In an increasingly photoshopped world it’s about damn time that a company got called out for setting an impossible standard of beauty. The Advertising Standards Authority in the UK did just that when they banned two L’Oreal advertisements featuring Julia Roberts and Christy Turlington.
Liberal Democrat MP Jo Swinson heralded the ASA’s decision, pointing out the blatantly obvious correlation between unrealistic advertisements and the rapid rise in eating disorders and body image dissatisfaction. She suggested that re-touched ads contribute to self confidence and body image issues, which may be the cause of the increased amount of eating disorders reported in the past 15 years and the fact that in the UK, half of the young women between the ages of 16 and 21 would consider plastic surgery.

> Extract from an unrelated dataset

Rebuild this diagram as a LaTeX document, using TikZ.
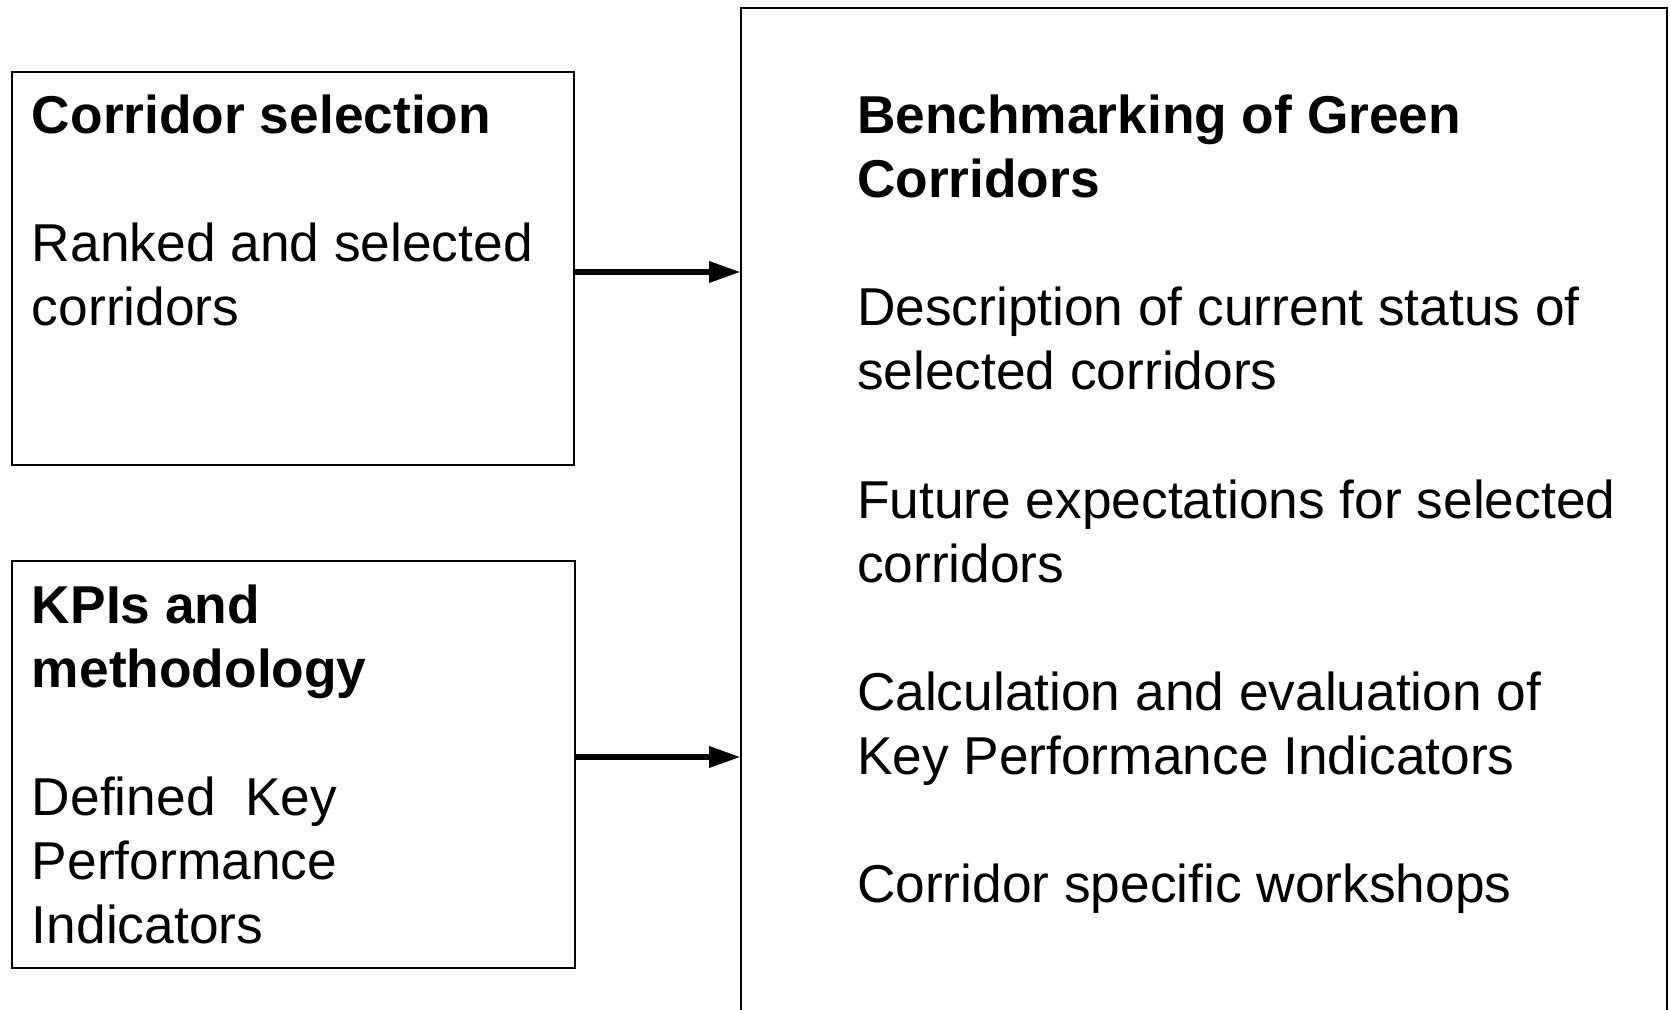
\documentclass[tikz,border=0pt]{standalone}
\usepackage{fontspec}
\setmainfont{Liberation Sans}
\usetikzlibrary{arrows.meta}
\begin{document}
\begin{tikzpicture}[x=0.5pt,y=-0.5pt,
  box/.style={draw=black,line width=1pt,rectangle,inner sep=0pt,outer sep=0pt,anchor=north west},
  txt/.style={anchor=base west,inner sep=0pt,outer sep=0pt,font=\fontsize{26.65pt}{32pt}\selectfont},
  hd/.style={txt,font=\fontsize{26.65pt}{32pt}\selectfont\bfseries},
  arr/.style={line width=3.3pt,-{Triangle[length=16pt,width=10pt]}}]
\clip (0,0) rectangle (1670,1010);
\fill[white] (0,0) rectangle (1670,1010);
% boxes
\node[box,minimum width=281.25pt,minimum height=196.5pt] (b1) at (11.5,72) {};
\node[box,minimum width=281.75pt,minimum height=203.5pt] (b2) at (11.5,561) {};
\node[box,minimum width=463pt,minimum height=520pt] (big) at (741,8) {};
% arrows
\draw[arr] ([yshift=-1.75pt]b1.east) -- ([yshift=-1.75pt]b1.east -| big.west);
\draw[arr] ([yshift=3.75pt]b2.east) -- ([yshift=3.75pt]b2.east -| big.west);
% left box 1 text
\node[hd] (t1) at (32,134) {Corridor selection};
\node[txt] (t2) at (32,262) {Ranked and selected};
\node[txt] (t3) at (32,326) {corridors};
% left box 2 text
\node[hd] (t4) at (32,623) {KPIs and};
\node[hd] (t5) at (32,687) {methodology};
\node[txt] (t6) at (32,815) {Defined\ \ Key};
\node[txt] (t7) at (32,879) {Performance};
\node[txt] (t8) at (32,943) {Indicators};
% right box text
\node[hd] (r1) at (857,134) {Benchmarking of Green};
\node[hd] (r2) at (857,198) {Corridors};
\node[txt] (r3) at (857,326) {Description of current status of};
\node[txt] (r4) at (857,390) {selected corridors};
\node[txt] (r5) at (857,518) {Future expectations for selected};
\node[txt] (r6) at (857,582) {corridors};
\node[txt] (r7) at (857,710) {Calculation and evaluation of};
\node[txt] (r8) at (857,774) {Key Performance Indicators};
\node[txt] (r9) at (857,902) {Corridor specific workshops};
\end{tikzpicture}
\end{document}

Unfortunately an advertisement cannot be banned simply for the fact that it induces low self-esteem and feelings of self-loathing in the 99.99% of the population that lack access to professional make-up artists, hair stylists, personal trainers, and plastic surgeons. Guy Parker, chief executive of the Advertising Standards Authority, said that they are only allowed to ban an advertisement if is overtly misleading, harmful, or offensive. In addition, if questioned, advertisers must be able to provide proof of the amount of “re-touching” that has been done to the photos in the advertisement. In this case, L’Oreal couldn’t (wouldn’t?) produce the documentation.
In response to the ban L’Oreal choose to stand by their declaration that the use of their products will in fact make your skin look like Julia Roberts’s skin, but were deliberately vague when asked to comment on how exactly a liquid foundation can perform such a seemingly impossible feat.